Students surprised, scared by recent racist assault near campus
Updated: Oct 23, 2021
An Asian student was assaulted by two men just a few blocks away from campus on Mar. 1. This occurrence was shocking and unexpected for many students living both on and off campus, with varying emotions surrounding their safety both in the parameters of the university and within the city of Salem. Shortly after the hate crime occurred, Willamette sent out an email expressing their condolences regarding the situation and condemning the two mens’ actions and the racism attached to it. The email additionally listed on-campus resources for helping to support students and their wellbeing as well as some educational resources on anti-Asian violence.
The assault was largely surprising to students due to its close proximity to Willamette’s campus, but generally agreed that they weren’t surprised it occurred within the city of Salem as a whole. Riley Martin (‘23) said that she would expect it considering the proximity of the campus to the state capitol, but also shared that she “was just a little bit rattled to see that it was literally two blocks away from campus, and Willamette is supposed to be a safe place for students.” Chris Chang (‘23) offered a similar sentiment, saying “I said that I was surprised it happened, but… you know, it’s not like I never thought that it would happen.”
The response to the administration’s email was also a little mixed. Chang stated, “Honestly, I think putting the email out there pretty quickly was really good. It lets us, the students, know that our school cares, you know… they’re listening, and they’re watching over stuff.” Martin, on the other hand, felt that the school’s response was inadequate and said she, likely alongside other minority students on campus, felt they weren’t being heard enough, despite the liberal environment. She responded, “I do think that there could definitely be more effort put in on the admin’s part. And not just having [links to articles] say things for them, you know?”
Students also felt that the issue at hand is connected to the larger issue of racism in this country, particularly to the events of the last year. Chang said that although the concerning racist aggression can be seen almost everywhere, “the fact that [the issue is] also leaching into smaller areas is definitely worrisome.” Martin shared that she now worries about an incident similar to this one happening to her. She said, “I guess that I would be more likely to be singled out by someone, because there are not as many students of color as white students. And also, I was made aware the other day that there was an individual who thought it was me that was the student… that just speaks to the fact that there aren’t that many Asian students on campus.”
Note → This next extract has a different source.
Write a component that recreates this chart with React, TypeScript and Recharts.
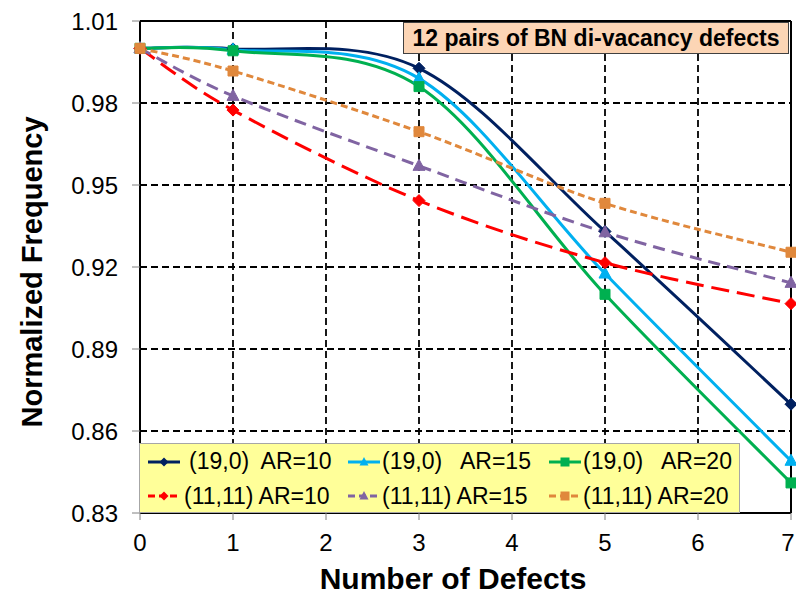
import React from 'react';
import { LineChart, Line, XAxis, YAxis, CartesianGrid, ReferenceLine, Legend } from 'recharts';

const defects = [0, 1, 3, 5, 7];
const zz10 = [1.0, 0.9998, 0.9927, 0.933, 0.8698];
const zz15 = [1.0, 0.9995, 0.989, 0.9176, 0.8491];
const zz20 = [1.0, 0.9991, 0.986, 0.91, 0.841];
const ac10 = [1.0, 0.9774, 0.9443, 0.9216, 0.9066];
const ac15 = [1.0, 0.9826, 0.957, 0.9327, 0.9142];
const ac20 = [1.0, 0.9917, 0.9695, 0.9433, 0.9254];

const xTicks = [0, 1, 2, 3, 4, 5, 6, 7];
const yTicks = [0.83, 0.86, 0.89, 0.92, 0.95, 0.98, 1.01];

const FONT = '"Liberation Sans", Arial, sans-serif';

type Marker = 'diamond' | 'triangle' | 'square';

const SERIES: { key: string; name: string; values: number[]; color: string; marker: Marker; dash?: string }[] = [
  { key: 'zz10', name: '(19,0)  AR=10', values: zz10, color: '#002060', marker: 'diamond' },
  { key: 'zz15', name: '(19,0)   AR=15', values: zz15, color: '#00B0F0', marker: 'triangle' },
  { key: 'zz20', name: '(19,0)   AR=20', values: zz20, color: '#00B050', marker: 'square' },
  { key: 'ac10', name: '(11,11) AR=10', values: ac10, color: '#FF0000', marker: 'diamond', dash: '18 8' },
  { key: 'ac15', name: '(11,11) AR=15', values: ac15, color: '#8064A2', marker: 'triangle', dash: '12 7' },
  { key: 'ac20', name: '(11,11) AR=20', values: ac20, color: '#E0883C', marker: 'square', dash: '7 4' },
];

const data = defects.map((d, i) => {
  const row: Record<string, number> = { defects: d };
  SERIES.forEach(s => { row[s.key] = s.values[i]; });
  return row;
});

// Excel style smoothed line (Catmull-Rom like bezier)
const excelSmooth = (context: any) => {
  let pts: number[][] = [];
  return {
    areaStart() {},
    areaEnd() {},
    lineStart() { pts = []; },
    point(x: number, y: number) { pts.push([+x, +y]); },
    lineEnd() {
      if (!pts.length) return;
      context.moveTo(pts[0][0], pts[0][1]);
      for (let i = 0; i < pts.length - 1; i++) {
        const p0 = pts[i - 1] || pts[i];
        const p1 = pts[i];
        const p2 = pts[i + 1];
        const p3 = pts[i + 2] || p2;
        context.bezierCurveTo(
          p1[0] + (p2[0] - p0[0]) / 6, p1[1] + (p2[1] - p0[1]) / 6,
          p2[0] - (p3[0] - p1[0]) / 6, p2[1] - (p3[1] - p1[1]) / 6,
          p2[0], p2[1]
        );
      }
    },
  };
};

function markerPath(shape: Marker, cx: number, cy: number, r: number) {
  if (shape === 'diamond') return `M${cx},${cy - r}L${cx + r},${cy}L${cx},${cy + r}L${cx - r},${cy}Z`;
  if (shape === 'triangle') return `M${cx},${cy - r * 1.1}L${cx + r},${cy + r * 0.75}L${cx - r},${cy + r * 0.75}Z`;
  return `M${cx - r},${cy - r}h${2 * r}v${2 * r}h${-2 * r}Z`;
}

const makeDot = (shape: Marker, color: string) => (props: any) => {
  const { cx, cy, index } = props;
  if (cx == null || cy == null) return <g key={`d-${index}`} />;
  const r = shape === 'square' ? 5 : 6;
  return <path key={`d-${index}`} d={markerPath(shape, cx, cy, r)} fill={color} stroke={color} strokeWidth={1} />;
};

// keep the last label inside the picture
const XTick = (props: any) => {
  const { x, y, payload } = props;
  const tx = Math.min(x, 788);
  return (
    <text x={tx} y={y} dy="0.71em" textAnchor="middle" fontFamily={FONT} fontSize={24} fill="#000">
      {payload.value}
    </text>
  );
};

const LegendBox = () => (
  <div
    style={{
      width: 601,
      height: 70,
      boxSizing: 'border-box',
      background: '#FFFF99',
      border: '1px solid #a6a6a6',
      display: 'grid',
      gridTemplateColumns: '200px 201px 192px',
      gridTemplateRows: '35px 34px',
      paddingLeft: 7,
      fontFamily: FONT,
      fontSize: 23,
      color: '#000',
    }}
  >
    {SERIES.map((s, i) => (
      <div key={s.key} style={{ display: 'flex', alignItems: 'center', whiteSpace: 'pre' }}>
        <svg width={34} height={16}>
          <line x1={1} y1={8} x2={33} y2={8} stroke={s.color} strokeWidth={3} strokeDasharray={s.dash ? '7 4' : undefined} />
          <path d={markerPath(s.marker, 17, 8, 4.5)} fill={s.color} />
        </svg>
        <span style={{ marginLeft: i === 0 ? 8 : i === 3 ? 3 : 1 }}>{s.name}</span>
      </div>
    ))}
  </div>
);

const YTitle = () => (
  <text
    x={42}
    y={272}
    transform="rotate(-90, 42, 272)"
    textAnchor="middle"
    fontFamily={FONT}
    fontSize={29}
    fontWeight="bold"
    fill="#000"
  >
    Normalized Frequency
  </text>
);

const XTitle = () => (
  <text x={453} y={589} textAnchor="middle" fontFamily={FONT} fontSize={30} fontWeight="bold" fill="#000">
    Number of Defects
  </text>
);

export default function App() {
  return (
    <div style={{ position: 'absolute', left: 0, top: 0, width: 796, height: 598, background: '#fff', fontFamily: FONT }}>
      <LineChart width={796} height={598} data={data} margin={{ top: 21, right: 5, bottom: 0, left: 0 }}>
        <CartesianGrid stroke="#000" strokeDasharray="7 4" strokeWidth={1.8} />
        <XAxis
          type="number"
          dataKey="defects"
          domain={[0, 7]}
          ticks={xTicks}
          interval={0}
          height={85}
          tickSize={7}
          tickMargin={14}
          tick={<XTick />}
          tickLine={{ stroke: '#808080' }}
          axisLine={{ stroke: '#000', strokeWidth: 2 }}
          label={XTitle}
        />
        <YAxis
          type="number"
          domain={[0.83, 1.01]}
          ticks={yTicks}
          interval={0}
          width={140}
          tickSize={8}
          tickMargin={14}
          tickFormatter={(v: number) => v.toFixed(2)}
          tick={{ fontSize: 24, fill: '#000', fontFamily: FONT }}
          tickLine={{ stroke: '#808080' }}
          axisLine={{ stroke: '#000', strokeWidth: 2 }}
          label={YTitle}
        />
        <ReferenceLine y={1.01} stroke="#000" strokeWidth={2} />
        <ReferenceLine x={7} stroke="#000" strokeWidth={2} />
        {SERIES.map(s => (
          <Line
            key={s.key}
            dataKey={s.key}
            name={s.name}
            type={excelSmooth as any}
            stroke={s.color}
            strokeWidth={3}
            strokeDasharray={s.dash}
            dot={makeDot(s.marker, s.color)}
            activeDot={false}
            isAnimationActive={false}
          />
        ))}
        <Legend
          layout="vertical"
          align="center"
          verticalAlign="middle"
          content={() => <LegendBox />}
          wrapperStyle={{ left: 139, top: 443, width: 601, height: 70 }}
        />
      </LineChart>
      <div
        style={{
          position: 'absolute',
          left: 403,
          top: 22,
          width: 386,
          height: 32,
          boxSizing: 'border-box',
          background: '#FCD5B5',
          border: '1px solid #404040',
          fontFamily: FONT,
          fontWeight: 'bold',
          fontSize: 23,
          lineHeight: '30px',
          textAlign: 'center',
          color: '#000',
          whiteSpace: 'nowrap',
        }}
      >
        12 pairs of BN di-vacancy defects
      </div>
    </div>
  );
}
Though it is a difficult time for many, some students have been able to find pockets of joy through spending time with friends. Martin also shared that painting has been a fun pastime for her personally.
When students were asked what Willamette could do to prevent a similar occurrence from happening again, the general consensus was that this is a difficult issue to manage. Several students expressed concerns about their general safety on campus and off. Though the issue of racism is quite large and often can be beyond the university’s control, the administration is taking some steps to help contribute to a safer environment. A [safe ride service] that has been around for several years is now being offered to Willamette students free of cost when their compass card is shown to the driver. Martin also shared “I know Campus Safety offers pepper spray, and I went and got some of that after I heard about the hate crime.”
Even with the precautions Willamette has taken, many people remain concerned about incidents similar to this occurring again, and are unsure of their safety on campus. Martin shared that she often walks with her white male friends for safety, and Chang often travels to areas within Salem in groups.
When a statement was requested from the Willamette Office of Multicultural Affairs (OMA), the response was brief and simplistic: “The OMA condemns any acts of violence, intimidation, etc. whether it be racially motivated or not.”
An email was sent to the OMA community supporting and reinforcing the message sent by the VP of Student Affair (Lisa Landreman). This message was a collaborative effort with other administrators on campus including the OMA. The OMA and E&E have offered space for students who need a place to reflect, talk and share in a supportive community.”